Associazione “Il Borgo”, progetto “Le interviste della legalità: storie di impegno per la giustizia tra passato e presente”

La forza della coscienza. L’eredità di Don Pino Puglisi a trent’anni dalla sua scomparsa” è il titolo dell’incontro che si è tenuto il 21 marzo scorso nel Polo Universitario Penitenziario presso il Giardino Botanico di Parma.  
Il luogo dell’evento è emblematico dello spirito che sorregge l’iniziativa: un contesto che cerca di “creare ponti”tra la città e il carcere, spazi di incontro, presentazione reciproca e de-stigmatizzazione. 

L’evento s’inserisce nel ciclo di seminari «Le interviste della legalità. Storie di impegno per la giustizia tra passato e presente», una serie di iniziative, che si inscrive nell’ambito di conCittadini, frutto della collaborazione tra il circolo culturale Il Borgo, promotore dell’iniziativa, e l’Osservatorio Permanente Legalità dell’Università di Parma.

Il progetto nasce con lo scopo di far conoscere a studentesse e studenti i “mestieri della legalità”, offrendo loro una prospettiva inedita sulle funzioni degli operatori della giustizia. Gli incontri si aprono con il racconto di storie emblematiche della lotta alle mafie a cui segue, per analogia, la testimonianza di uno o più professionisti che, attualmente, operano nella promozione della legalità; in altre parole, degli eredi chiamati a portare avanti il ricordo e i principi di azione della vittima di mafia ricordata.  

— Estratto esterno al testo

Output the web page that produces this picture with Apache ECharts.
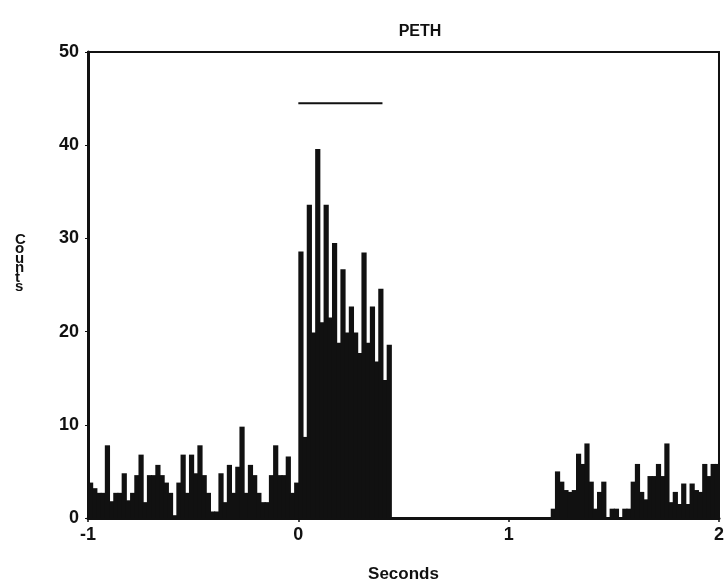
<!DOCTYPE html>
<html>
<head>
<meta charset="utf-8">
<title>PETH</title>
<script src="https://cdn.jsdelivr.net/npm/echarts@6/dist/echarts.min.js"></script>
<style>
  html, body { margin: 0; padding: 0; background: #fff; }
  #peth { width: 727px; height: 588px; }
</style>
</head>
<body>
<div id="peth"></div>
<script>
// bins of 20 ms, starting at -1 s
const binStart = -1;
const binWidth = 0.02;

// -1 .. 0 s (50 bins)
const countsPre = [3.8, 3.2, 2.7, 2.7, 7.8, 1.8, 2.7, 2.7, 4.8, 1.9,
                   2.7, 4.6, 6.8, 1.7, 4.6, 4.6, 5.7, 4.6, 3.8, 2.7,
                   0.3, 3.8, 6.8, 2.7, 6.8, 4.8, 7.8, 4.6, 2.7, 0.7,
                   0.7, 4.8, 1.7, 5.7, 2.7, 5.5, 9.8, 2.7, 5.7, 4.6,
                   2.7, 1.7, 1.7, 4.6, 7.8, 4.6, 4.6, 6.6, 2.7, 3.8];
// 0 .. 0.44 s (22 bins)
const countsStim = [28.6, 8.7, 33.6, 19.9, 39.6, 21, 33.6, 21.5, 29.5, 18.8,
                    26.7, 19.9, 22.7, 19.9, 17.7, 28.5, 18.8, 22.7, 16.8, 24.6,
                    14.8, 18.6];
// 0.44 .. 1.2 s (38 bins, silent)
const countsGap = [0, 0, 0, 0, 0, 0, 0, 0, 0, 0,
                   0, 0, 0, 0, 0, 0, 0, 0, 0, 0,
                   0, 0, 0, 0, 0, 0, 0, 0, 0, 0,
                   0, 0, 0, 0, 0, 0, 0, 0];
// 1.2 .. 2 s (40 bins)
const countsPost = [1, 5, 3.9, 3, 2.8, 3, 6.9, 5.8, 8, 3.9,
                    1, 2.8, 3.9, 0, 1, 1, 0, 1, 1, 3.9,
                    5.8, 2.8, 2, 4.5, 4.5, 5.8, 4.5, 8, 1.7, 2.8,
                    1.5, 3.7, 1.5, 3.7, 3, 2.8, 5.8, 4.5, 5.8, 5.8];

// stimulus marker
const stimBar = [[0, 44.5], [0.4, 44.5]];

const counts = countsPre.concat(countsStim, countsGap, countsPost);
const bins = counts.map((v, i) => [binStart + i * binWidth, v]);

const font = '"Liberation Sans", Arial, sans-serif';

let chart = echarts.init(document.getElementById('peth'));

chart.setOption({
    animation: false,
    backgroundColor: '#fff',
    title: {
        text: 'PETH',
        left: 415,
        top: 19,
        textAlign: 'center',
        textStyle: { fontFamily: font, fontSize: 16, fontWeight: 'bold', color: '#111' }
    },
    // stacked "Counts" label, letters upright
    graphic: [{
        type: 'text',
        left: 15,
        top: 232,
        style: {
            text: 'C\no\nu\nn\nt\ns',
            font: 'bold 15px ' + font,
            lineHeight: 9.5,
            fill: '#111',
            align: 'center'
        }
    }],
    grid: {
        left: 88, right: 5, top: 52, bottom: 68,
        show: true, borderColor: '#111', borderWidth: 2
    },
    xAxis: {
        type: 'value',
        min: -1, max: 2, interval: 1,
        name: 'Seconds',
        nameLocation: 'middle',
        nameGap: 48,
        nameTextStyle: { fontFamily: font, fontSize: 17, fontWeight: 'bold', color: '#111' },
        axisLine: { onZero: false, lineStyle: { color: '#111', width: 3 } },
        axisTick: { show: true, length: 4, lineStyle: { color: '#111', width: 1.5 } },
        axisLabel: { fontFamily: font, fontSize: 18, fontWeight: 'bold', color: '#111', margin: 8 },
        splitLine: { show: false }
    },
    yAxis: {
        type: 'value',
        min: 0, max: 50, interval: 10,
        axisLine: { onZero: false, lineStyle: { color: '#111', width: 3 } },
        axisTick: { show: true, length: 3, lineStyle: { color: '#111', width: 1 } },
        axisLabel: { fontFamily: font, fontSize: 18, fontWeight: 'bold', color: '#111', margin: 9 },
        splitLine: { show: false }
    },
    series: [
        {
            name: 'Counts',
            type: 'custom',
            data: bins,
            renderItem: function (params, api) {
                let x0 = api.value(0);
                let v = api.value(1);
                let p0 = api.coord([x0, 0]);
                let p1 = api.coord([x0 + binWidth, v]);
                return {
                    type: 'rect',
                    shape: { x: p0[0], y: p1[1], width: p1[0] - p0[0] + 1, height: p0[1] - p1[1] },
                    style: { fill: '#111' }
                };
            },
            encode: { x: 0, y: 1 }
        },
        {
            name: 'Stimulus',
            type: 'line',
            data: stimBar,
            symbol: 'none',
            lineStyle: { color: '#111', width: 2 }
        }
    ]
});
</script>
</body>
</html>
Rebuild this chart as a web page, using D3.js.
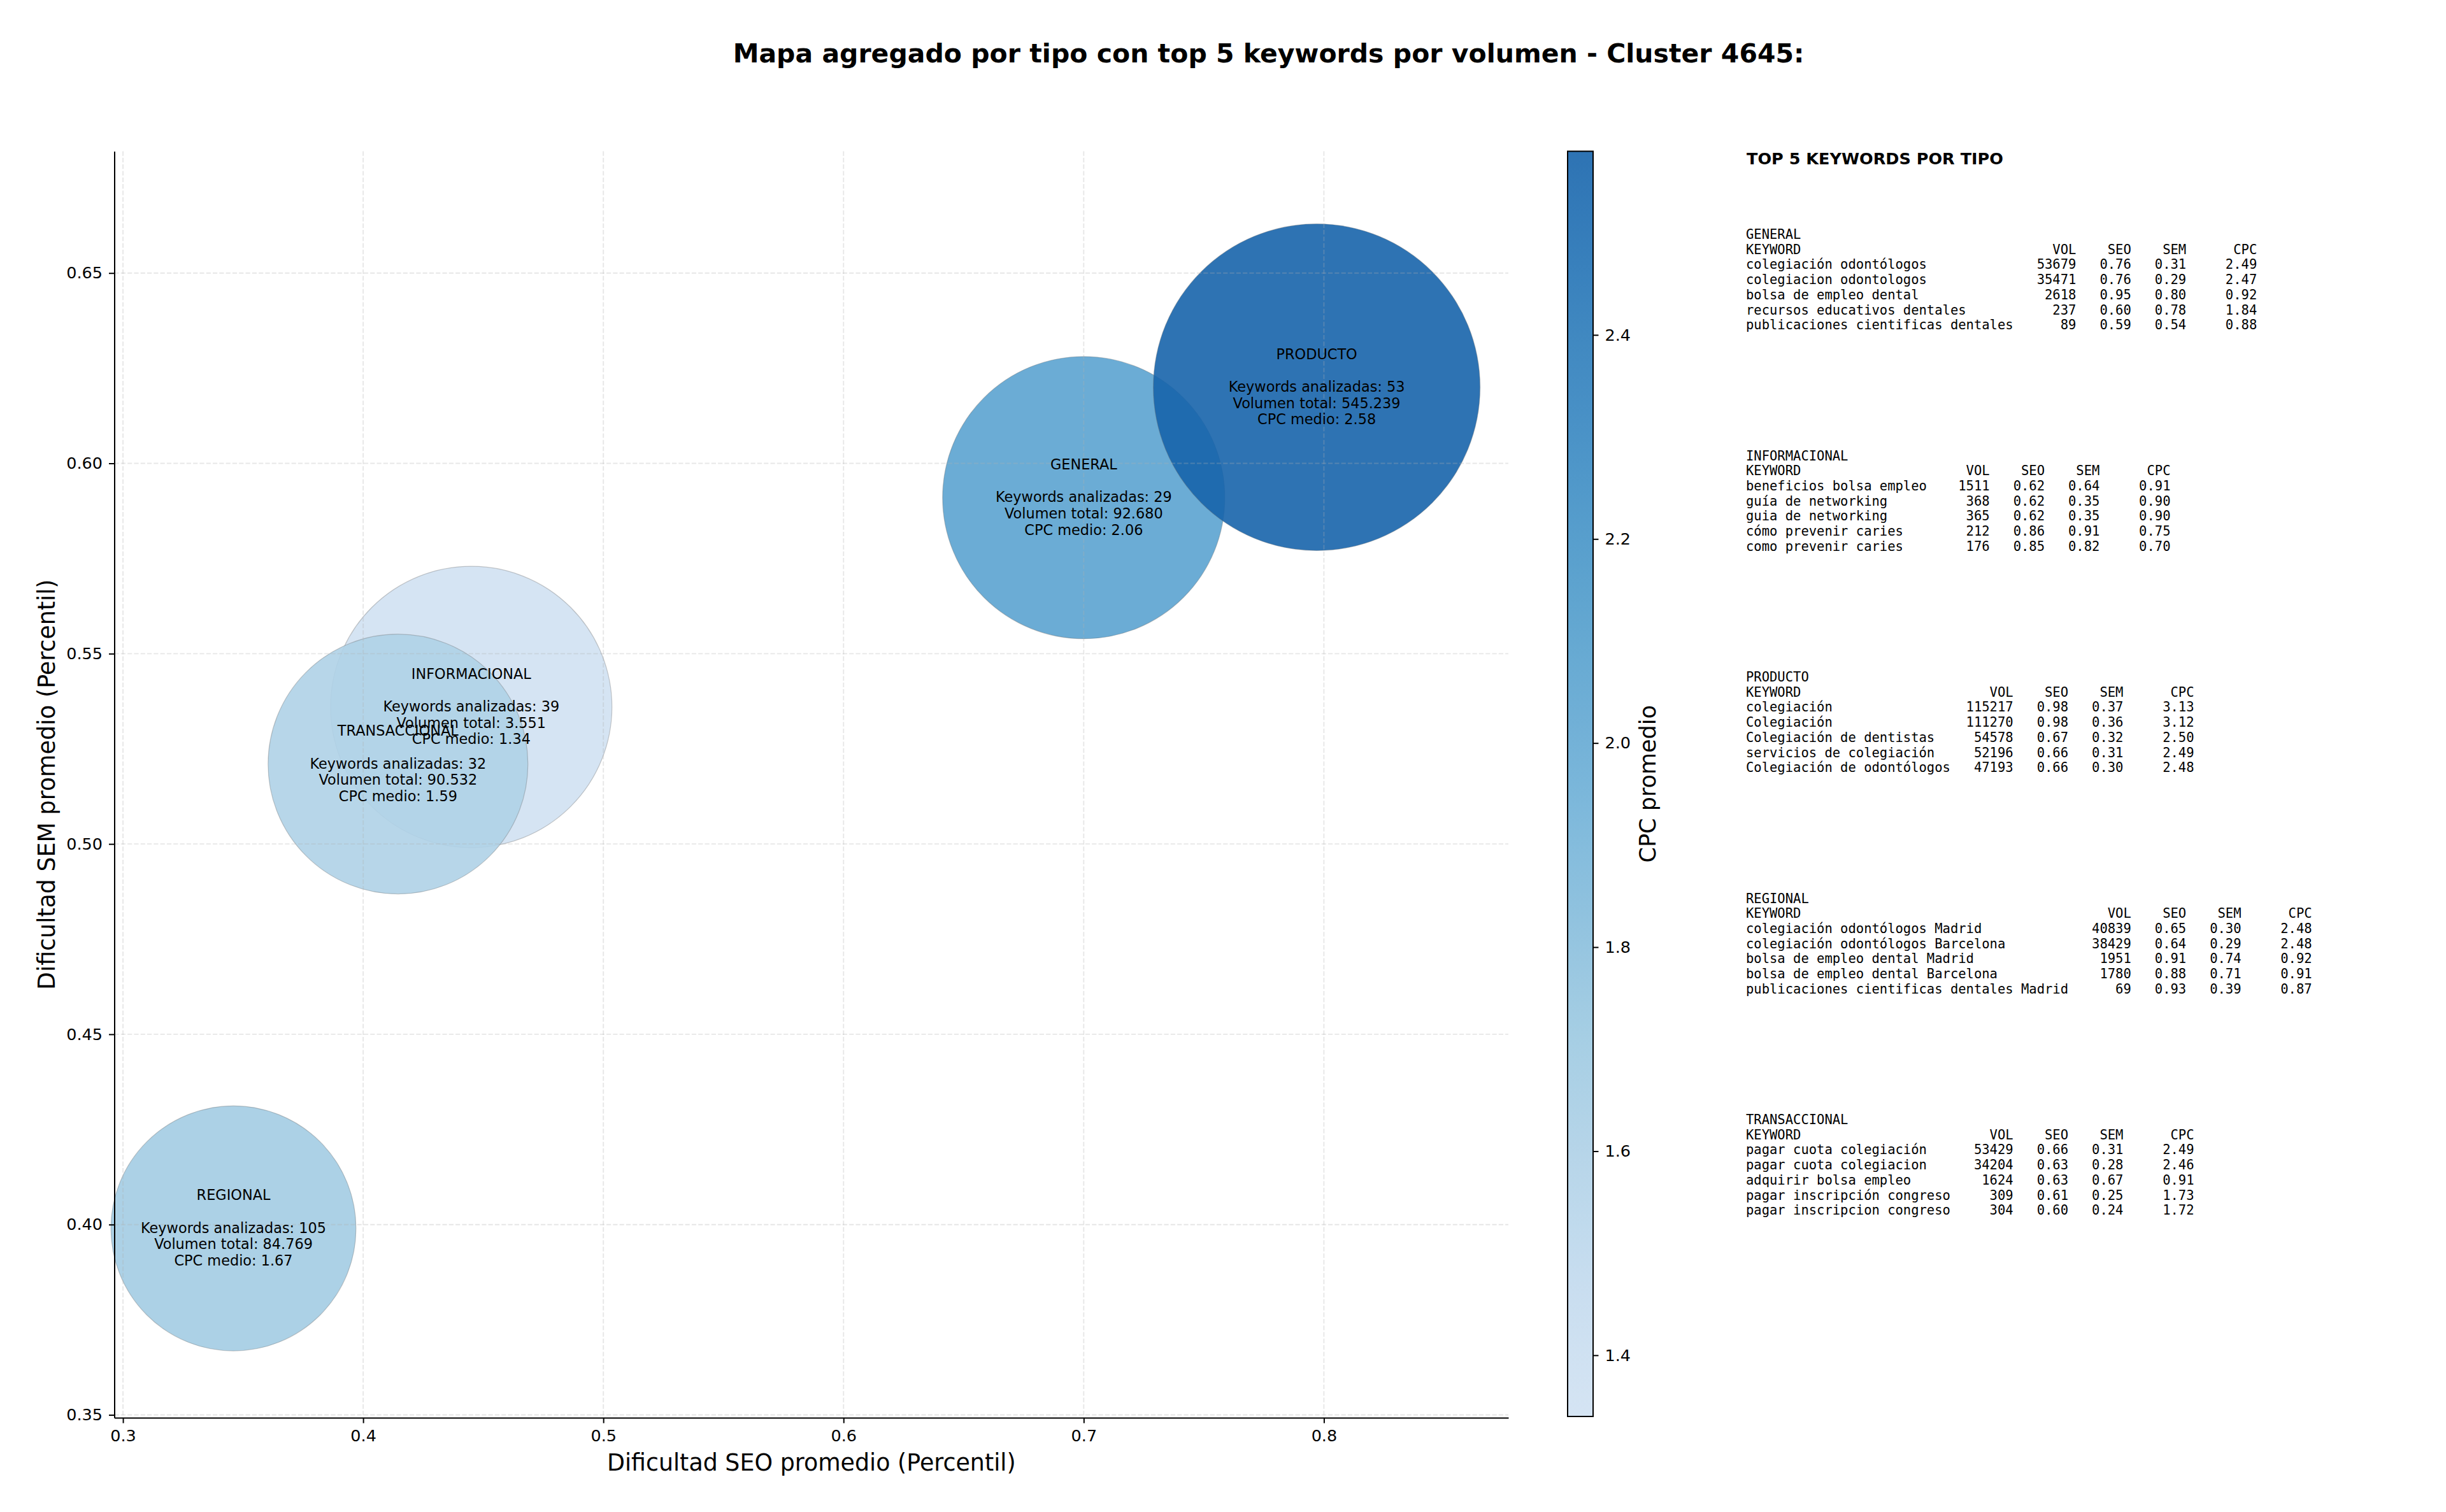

In occasione dell’evento hanno portato i loro saluti Monica Cocconi, Responsabile Scientifica dell’Osservatorio Permanente Legalità e Professoressa di Diritto amministrativo, Francesco De Vanna, Assessore ai Lavori Pubblici e alla Legalità del Comune di Parma, e Vincenza Pellegrino, Professoressa associata di Sociologia dei Processi Culturali e Comunicativi presso l’Università di Parma e Delegata del Rettore per le attività del Polo universitario penitenziario.  

L’incontro ha voluto far conoscere ai giovani la storia di Don Pino Puglisi, che è stato un esempio di straordinaria dedizione ai più bisognosi, ai marginali, a coloro che chiedono aiuto e spesso non hanno la voce e la forza per ottenerlo. Don Pino Puglisi ha iniziato la sua lotta alla mafia cercando di far capire ai giovani che si può essere rispettati anche senza essere mafiosi, credendo nei propri ideali.  

«È importante parlare di mafia, soprattutto nelle scuole, per combattere la mentalità mafiosa, che è poi qualunque ideologia disposta a svendere la dignità dell’uomo per soldi» affermava Don Puglisi, che nelle sue omelie si rivolgeva spesso ai mafiosi, che lo consideravano un ostacolo e decisero di ucciderlo, avvertendolo con una serie di minacce di cui Puglisi non parlò con nessuno. 

Il 15 settembre 1993 il sacerdote fu assassinato, nel giorno del suo cinquantaseiesimo compleanno, dai clan di Brancaccio. Ucciso per il suo impegno antimafia poco appariscente ma concreto in cui ogni giorno lavorava per rendere vivibile un rione ostaggio della mafia, per educare le persone a non sottomettersi e a rivendicare i propri diritti. 

Nel 2013, tra le centomila persone che affollavano il Foro italico di Palermo per partecipare alla beatificazione di don Puglisi, «martire» di mafia, uno striscione riportava una delle frasi che era solito ripetere: «Se ognuno di noi fa qualcosa, allora si può fare molto».